There’s no “just” about having a baby. And not necessarily any justice, either.

None of the babies in the NICU has done anything to anyone in their short lives that could justify what they go through being there every day. Every NICU nurse we’ve met is kind, gentle, and even loving to their tiny patients. But they still have to put them through painful medical procedures, and they can’t make up for a baby’s need to be held and to bond with the people who’ll take care of them as they grow up.

Just have the baby? Only if you want to. Because no one else can take on any of the pain or risk, and it’s rare that you’ll be helped significantly with the costs—something I think anyone capable of becoming pregnant understands all too well and that forced pregnancy activists work very hard not to acknowledge.

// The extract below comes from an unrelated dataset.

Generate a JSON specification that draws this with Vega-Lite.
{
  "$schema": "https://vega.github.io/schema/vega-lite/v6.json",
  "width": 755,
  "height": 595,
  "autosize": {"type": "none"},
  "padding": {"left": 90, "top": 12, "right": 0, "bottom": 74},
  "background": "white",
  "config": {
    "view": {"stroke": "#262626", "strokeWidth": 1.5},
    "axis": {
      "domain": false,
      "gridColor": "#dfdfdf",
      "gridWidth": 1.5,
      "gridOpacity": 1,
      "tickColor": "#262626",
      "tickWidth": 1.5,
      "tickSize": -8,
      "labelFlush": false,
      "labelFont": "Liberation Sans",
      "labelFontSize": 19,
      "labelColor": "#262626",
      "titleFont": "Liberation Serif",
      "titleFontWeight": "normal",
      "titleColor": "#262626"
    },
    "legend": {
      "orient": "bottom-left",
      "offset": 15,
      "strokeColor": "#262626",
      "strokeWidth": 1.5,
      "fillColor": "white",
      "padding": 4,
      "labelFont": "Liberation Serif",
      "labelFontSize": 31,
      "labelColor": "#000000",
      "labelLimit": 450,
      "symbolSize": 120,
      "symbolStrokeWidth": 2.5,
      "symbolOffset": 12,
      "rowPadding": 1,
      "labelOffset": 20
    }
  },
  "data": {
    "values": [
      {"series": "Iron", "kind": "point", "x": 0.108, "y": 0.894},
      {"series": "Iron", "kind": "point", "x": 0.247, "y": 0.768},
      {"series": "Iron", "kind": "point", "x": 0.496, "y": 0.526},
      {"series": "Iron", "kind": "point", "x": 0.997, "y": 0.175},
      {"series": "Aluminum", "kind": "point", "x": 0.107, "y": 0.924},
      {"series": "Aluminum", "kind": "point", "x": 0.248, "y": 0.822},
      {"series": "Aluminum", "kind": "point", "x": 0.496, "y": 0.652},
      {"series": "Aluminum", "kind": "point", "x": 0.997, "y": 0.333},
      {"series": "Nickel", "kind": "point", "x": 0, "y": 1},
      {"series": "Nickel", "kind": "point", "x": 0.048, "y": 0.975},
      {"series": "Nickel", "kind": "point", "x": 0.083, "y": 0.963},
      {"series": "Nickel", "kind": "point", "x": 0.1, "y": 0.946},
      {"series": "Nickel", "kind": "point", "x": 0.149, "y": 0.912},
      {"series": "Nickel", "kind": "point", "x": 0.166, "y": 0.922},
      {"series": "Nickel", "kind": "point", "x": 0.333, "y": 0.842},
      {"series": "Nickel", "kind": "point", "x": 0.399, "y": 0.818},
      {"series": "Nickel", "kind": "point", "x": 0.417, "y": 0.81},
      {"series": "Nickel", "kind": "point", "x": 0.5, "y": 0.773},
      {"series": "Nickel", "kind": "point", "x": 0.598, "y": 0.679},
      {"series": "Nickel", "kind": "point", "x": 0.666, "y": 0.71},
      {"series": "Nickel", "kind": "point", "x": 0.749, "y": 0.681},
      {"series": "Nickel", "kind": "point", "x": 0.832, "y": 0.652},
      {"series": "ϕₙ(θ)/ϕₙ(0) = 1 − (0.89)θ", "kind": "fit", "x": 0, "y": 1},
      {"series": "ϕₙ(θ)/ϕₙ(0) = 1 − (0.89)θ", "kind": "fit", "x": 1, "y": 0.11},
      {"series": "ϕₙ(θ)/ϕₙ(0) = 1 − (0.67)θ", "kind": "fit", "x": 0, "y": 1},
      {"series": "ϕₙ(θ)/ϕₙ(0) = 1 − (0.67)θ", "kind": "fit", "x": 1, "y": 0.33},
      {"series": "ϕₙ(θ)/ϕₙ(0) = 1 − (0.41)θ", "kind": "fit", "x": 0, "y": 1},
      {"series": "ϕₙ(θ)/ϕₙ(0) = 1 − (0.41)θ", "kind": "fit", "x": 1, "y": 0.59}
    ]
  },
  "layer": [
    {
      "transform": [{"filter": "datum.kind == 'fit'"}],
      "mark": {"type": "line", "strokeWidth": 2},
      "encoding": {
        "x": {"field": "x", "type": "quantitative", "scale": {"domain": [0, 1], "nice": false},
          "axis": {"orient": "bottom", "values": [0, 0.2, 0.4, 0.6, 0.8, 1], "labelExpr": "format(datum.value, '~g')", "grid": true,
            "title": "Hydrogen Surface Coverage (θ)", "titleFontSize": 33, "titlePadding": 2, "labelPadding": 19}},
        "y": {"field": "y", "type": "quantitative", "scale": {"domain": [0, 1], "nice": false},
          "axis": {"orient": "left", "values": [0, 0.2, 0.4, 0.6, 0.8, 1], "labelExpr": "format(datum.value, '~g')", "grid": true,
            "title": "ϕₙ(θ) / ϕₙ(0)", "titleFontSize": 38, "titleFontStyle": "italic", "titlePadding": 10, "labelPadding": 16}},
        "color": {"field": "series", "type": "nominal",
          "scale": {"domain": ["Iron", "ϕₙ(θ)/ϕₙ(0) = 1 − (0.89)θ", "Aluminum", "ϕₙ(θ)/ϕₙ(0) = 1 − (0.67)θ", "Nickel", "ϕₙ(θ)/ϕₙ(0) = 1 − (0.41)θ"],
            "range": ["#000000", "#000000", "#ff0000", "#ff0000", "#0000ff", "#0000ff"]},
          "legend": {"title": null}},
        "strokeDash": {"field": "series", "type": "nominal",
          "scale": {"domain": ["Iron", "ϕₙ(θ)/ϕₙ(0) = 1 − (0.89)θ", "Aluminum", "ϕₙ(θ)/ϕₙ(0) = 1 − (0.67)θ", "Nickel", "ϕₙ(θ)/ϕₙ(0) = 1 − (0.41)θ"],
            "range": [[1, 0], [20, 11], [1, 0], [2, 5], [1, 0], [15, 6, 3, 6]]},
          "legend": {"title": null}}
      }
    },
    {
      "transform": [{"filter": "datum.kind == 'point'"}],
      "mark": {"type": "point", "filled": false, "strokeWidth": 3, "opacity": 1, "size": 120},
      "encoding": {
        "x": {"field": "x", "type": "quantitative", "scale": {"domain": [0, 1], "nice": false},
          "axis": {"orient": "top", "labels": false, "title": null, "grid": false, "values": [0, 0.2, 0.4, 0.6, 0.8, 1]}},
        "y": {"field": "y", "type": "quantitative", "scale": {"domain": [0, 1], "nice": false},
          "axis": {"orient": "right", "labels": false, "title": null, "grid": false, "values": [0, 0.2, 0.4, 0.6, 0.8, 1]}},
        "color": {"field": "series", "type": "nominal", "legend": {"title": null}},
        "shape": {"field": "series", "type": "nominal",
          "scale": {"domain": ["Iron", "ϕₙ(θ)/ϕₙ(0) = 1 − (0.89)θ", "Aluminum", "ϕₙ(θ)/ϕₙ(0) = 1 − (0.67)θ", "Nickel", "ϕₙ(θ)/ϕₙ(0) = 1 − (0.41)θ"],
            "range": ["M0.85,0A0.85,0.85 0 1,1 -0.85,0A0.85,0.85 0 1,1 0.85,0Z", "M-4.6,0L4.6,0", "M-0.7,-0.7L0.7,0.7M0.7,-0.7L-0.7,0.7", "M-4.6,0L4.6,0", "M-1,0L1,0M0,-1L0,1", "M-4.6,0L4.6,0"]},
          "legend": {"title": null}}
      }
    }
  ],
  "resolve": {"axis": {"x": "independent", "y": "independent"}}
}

Update, June 28: We did finally get our baby home, where he’s proceeded to eat as though he’s been starving his whole life. Anyway, he seems to be in working order once again.

My husband was also able to stay in the hospital every night with the baby, even when I couldn’t, so he always had a parent nearby, and brought him home when I was hurting too much to want to get in a car. He was able to do that because when he told his employer last Friday that the doctors thought the baby might need a week-long hospitalization, they offered him another week of paid leave on top of the four he was just finishing up. Most families in the United States aren’t nearly so lucky, as this country is the only industrialized nation (and one of only four nations in the entire world) that doesn’t mandate paid maternity leave, and forget leave for dad. Too many fathers in the United States are discouraged from taking leave if it’s even offered.

We got the complete bill in the mail yesterday for the baby’s first three-night NICU stay, and it topped $23,000. He was there six nights this time, with more tests performed and more complicated treatments administered.